### REQUEST
Copy the data exactly as it appears, and do not include any pictures.

### RECORDED INFORMATION
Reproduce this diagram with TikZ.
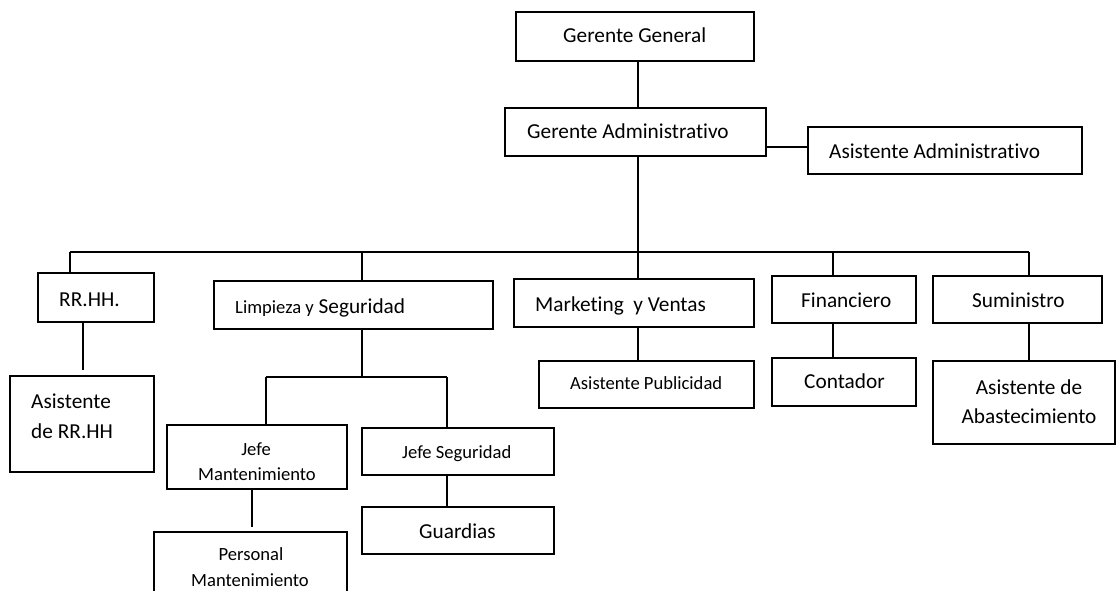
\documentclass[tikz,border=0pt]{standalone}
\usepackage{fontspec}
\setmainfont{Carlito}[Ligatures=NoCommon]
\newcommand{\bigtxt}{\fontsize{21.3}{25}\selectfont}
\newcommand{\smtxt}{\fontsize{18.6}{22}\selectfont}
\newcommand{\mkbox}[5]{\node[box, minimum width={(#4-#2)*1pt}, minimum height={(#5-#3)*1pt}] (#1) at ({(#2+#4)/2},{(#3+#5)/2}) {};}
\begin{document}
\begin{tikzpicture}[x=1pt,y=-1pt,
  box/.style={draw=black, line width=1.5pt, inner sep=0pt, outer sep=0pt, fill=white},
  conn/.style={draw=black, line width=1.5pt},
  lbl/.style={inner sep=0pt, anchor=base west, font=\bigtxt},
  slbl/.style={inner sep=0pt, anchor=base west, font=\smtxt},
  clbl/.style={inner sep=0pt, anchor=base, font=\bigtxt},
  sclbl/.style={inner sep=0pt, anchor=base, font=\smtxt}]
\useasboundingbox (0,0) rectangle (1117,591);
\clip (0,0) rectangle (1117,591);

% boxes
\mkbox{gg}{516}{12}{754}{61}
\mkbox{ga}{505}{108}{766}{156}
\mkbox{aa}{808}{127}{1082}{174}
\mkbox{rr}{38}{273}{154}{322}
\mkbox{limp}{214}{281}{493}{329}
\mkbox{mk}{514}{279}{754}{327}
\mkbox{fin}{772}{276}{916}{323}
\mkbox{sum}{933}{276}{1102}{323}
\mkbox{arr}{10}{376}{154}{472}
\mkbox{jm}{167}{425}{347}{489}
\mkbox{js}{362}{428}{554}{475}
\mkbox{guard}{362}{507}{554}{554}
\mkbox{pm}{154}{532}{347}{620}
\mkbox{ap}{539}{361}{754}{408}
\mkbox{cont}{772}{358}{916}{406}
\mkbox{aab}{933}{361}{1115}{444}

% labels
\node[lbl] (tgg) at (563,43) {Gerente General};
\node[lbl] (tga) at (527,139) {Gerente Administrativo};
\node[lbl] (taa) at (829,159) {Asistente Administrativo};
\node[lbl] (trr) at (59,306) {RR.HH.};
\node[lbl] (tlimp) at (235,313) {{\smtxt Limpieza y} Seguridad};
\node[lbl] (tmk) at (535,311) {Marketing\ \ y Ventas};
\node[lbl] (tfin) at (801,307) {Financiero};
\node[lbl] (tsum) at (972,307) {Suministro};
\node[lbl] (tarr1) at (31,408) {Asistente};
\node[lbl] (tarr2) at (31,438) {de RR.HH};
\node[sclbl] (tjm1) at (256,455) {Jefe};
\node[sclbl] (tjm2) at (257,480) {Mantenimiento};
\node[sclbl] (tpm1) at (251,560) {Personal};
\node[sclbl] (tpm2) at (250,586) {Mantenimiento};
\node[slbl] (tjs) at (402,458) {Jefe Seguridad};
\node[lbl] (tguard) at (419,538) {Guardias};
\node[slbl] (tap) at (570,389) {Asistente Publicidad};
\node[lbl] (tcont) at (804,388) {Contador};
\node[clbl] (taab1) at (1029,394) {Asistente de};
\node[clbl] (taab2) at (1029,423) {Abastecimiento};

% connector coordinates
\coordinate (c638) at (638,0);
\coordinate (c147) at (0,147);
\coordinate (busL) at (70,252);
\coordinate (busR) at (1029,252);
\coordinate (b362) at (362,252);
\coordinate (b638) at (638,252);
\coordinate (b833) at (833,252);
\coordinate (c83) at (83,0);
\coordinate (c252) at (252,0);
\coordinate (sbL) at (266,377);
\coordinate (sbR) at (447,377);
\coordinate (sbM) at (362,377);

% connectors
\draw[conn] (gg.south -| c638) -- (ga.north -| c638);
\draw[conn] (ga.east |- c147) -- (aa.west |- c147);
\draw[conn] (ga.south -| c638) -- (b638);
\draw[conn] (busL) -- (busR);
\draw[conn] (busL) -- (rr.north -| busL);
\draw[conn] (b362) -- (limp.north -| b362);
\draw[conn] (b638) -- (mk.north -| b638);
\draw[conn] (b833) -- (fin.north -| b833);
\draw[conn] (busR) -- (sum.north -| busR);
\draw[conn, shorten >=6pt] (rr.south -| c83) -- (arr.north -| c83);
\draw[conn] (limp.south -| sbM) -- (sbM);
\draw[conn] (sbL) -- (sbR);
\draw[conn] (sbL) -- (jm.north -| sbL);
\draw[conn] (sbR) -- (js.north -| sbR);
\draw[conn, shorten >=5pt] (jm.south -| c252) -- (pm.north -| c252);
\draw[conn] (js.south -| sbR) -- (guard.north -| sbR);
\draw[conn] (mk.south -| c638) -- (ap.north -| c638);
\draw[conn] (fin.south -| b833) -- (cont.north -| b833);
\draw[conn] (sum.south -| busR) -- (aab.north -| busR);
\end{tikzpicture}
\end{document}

### TASK ANSWER
Reproduce this diagram with TikZ.
\documentclass[tikz,border=0pt]{standalone}
\usepackage{fontspec}
\setmainfont{Carlito}[Ligatures=NoCommon]
\newcommand{\bigtxt}{\fontsize{21.3}{25}\selectfont}
\newcommand{\smtxt}{\fontsize{18.6}{22}\selectfont}
\newcommand{\mkbox}[5]{\node[box, minimum width={(#4-#2)*1pt}, minimum height={(#5-#3)*1pt}] (#1) at ({(#2+#4)/2},{(#3+#5)/2}) {};}
\begin{document}
\begin{tikzpicture}[x=1pt,y=-1pt,
  box/.style={draw=black, line width=1.5pt, inner sep=0pt, outer sep=0pt, fill=white},
  conn/.style={draw=black, line width=1.5pt},
  lbl/.style={inner sep=0pt, anchor=base west, font=\bigtxt},
  slbl/.style={inner sep=0pt, anchor=base west, font=\smtxt},
  clbl/.style={inner sep=0pt, anchor=base, font=\bigtxt},
  sclbl/.style={inner sep=0pt, anchor=base, font=\smtxt}]
\useasboundingbox (0,0) rectangle (1117,591);
\clip (0,0) rectangle (1117,591);

% boxes
\mkbox{gg}{516}{12}{754}{61}
\mkbox{ga}{505}{108}{766}{156}
\mkbox{aa}{808}{127}{1082}{174}
\mkbox{rr}{38}{273}{154}{322}
\mkbox{limp}{214}{281}{493}{329}
\mkbox{mk}{514}{279}{754}{327}
\mkbox{fin}{772}{276}{916}{323}
\mkbox{sum}{933}{276}{1102}{323}
\mkbox{arr}{10}{376}{154}{472}
\mkbox{jm}{167}{425}{347}{489}
\mkbox{js}{362}{428}{554}{475}
\mkbox{guard}{362}{507}{554}{554}
\mkbox{pm}{154}{532}{347}{620}
\mkbox{ap}{539}{361}{754}{408}
\mkbox{cont}{772}{358}{916}{406}
\mkbox{aab}{933}{361}{1115}{444}

% labels
\node[lbl] (tgg) at (563,43) {Gerente General};
\node[lbl] (tga) at (527,139) {Gerente Administrativo};
\node[lbl] (taa) at (829,159) {Asistente Administrativo};
\node[lbl] (trr) at (59,306) {RR.HH.};
\node[lbl] (tlimp) at (235,313) {{\smtxt Limpieza y} Seguridad};
\node[lbl] (tmk) at (535,311) {Marketing\ \ y Ventas};
\node[lbl] (tfin) at (801,307) {Financiero};
\node[lbl] (tsum) at (972,307) {Suministro};
\node[lbl] (tarr1) at (31,408) {Asistente};
\node[lbl] (tarr2) at (31,438) {de RR.HH};
\node[sclbl] (tjm1) at (256,455) {Jefe};
\node[sclbl] (tjm2) at (257,480) {Mantenimiento};
\node[sclbl] (tpm1) at (251,560) {Personal};
\node[sclbl] (tpm2) at (250,586) {Mantenimiento};
\node[slbl] (tjs) at (402,458) {Jefe Seguridad};
\node[lbl] (tguard) at (419,538) {Guardias};
\node[slbl] (tap) at (570,389) {Asistente Publicidad};
\node[lbl] (tcont) at (804,388) {Contador};
\node[clbl] (taab1) at (1029,394) {Asistente de};
\node[clbl] (taab2) at (1029,423) {Abastecimiento};

% connector coordinates
\coordinate (c638) at (638,0);
\coordinate (c147) at (0,147);
\coordinate (busL) at (70,252);
\coordinate (busR) at (1029,252);
\coordinate (b362) at (362,252);
\coordinate (b638) at (638,252);
\coordinate (b833) at (833,252);
\coordinate (c83) at (83,0);
\coordinate (c252) at (252,0);
\coordinate (sbL) at (266,377);
\coordinate (sbR) at (447,377);
\coordinate (sbM) at (362,377);

% connectors
\draw[conn] (gg.south -| c638) -- (ga.north -| c638);
\draw[conn] (ga.east |- c147) -- (aa.west |- c147);
\draw[conn] (ga.south -| c638) -- (b638);
\draw[conn] (busL) -- (busR);
\draw[conn] (busL) -- (rr.north -| busL);
\draw[conn] (b362) -- (limp.north -| b362);
\draw[conn] (b638) -- (mk.north -| b638);
\draw[conn] (b833) -- (fin.north -| b833);
\draw[conn] (busR) -- (sum.north -| busR);
\draw[conn, shorten >=6pt] (rr.south -| c83) -- (arr.north -| c83);
\draw[conn] (limp.south -| sbM) -- (sbM);
\draw[conn] (sbL) -- (sbR);
\draw[conn] (sbL) -- (jm.north -| sbL);
\draw[conn] (sbR) -- (js.north -| sbR);
\draw[conn, shorten >=5pt] (jm.south -| c252) -- (pm.north -| c252);
\draw[conn] (js.south -| sbR) -- (guard.north -| sbR);
\draw[conn] (mk.south -| c638) -- (ap.north -| c638);
\draw[conn] (fin.south -| b833) -- (cont.north -| b833);
\draw[conn] (sum.south -| busR) -- (aab.north -| busR);
\end{tikzpicture}
\end{document}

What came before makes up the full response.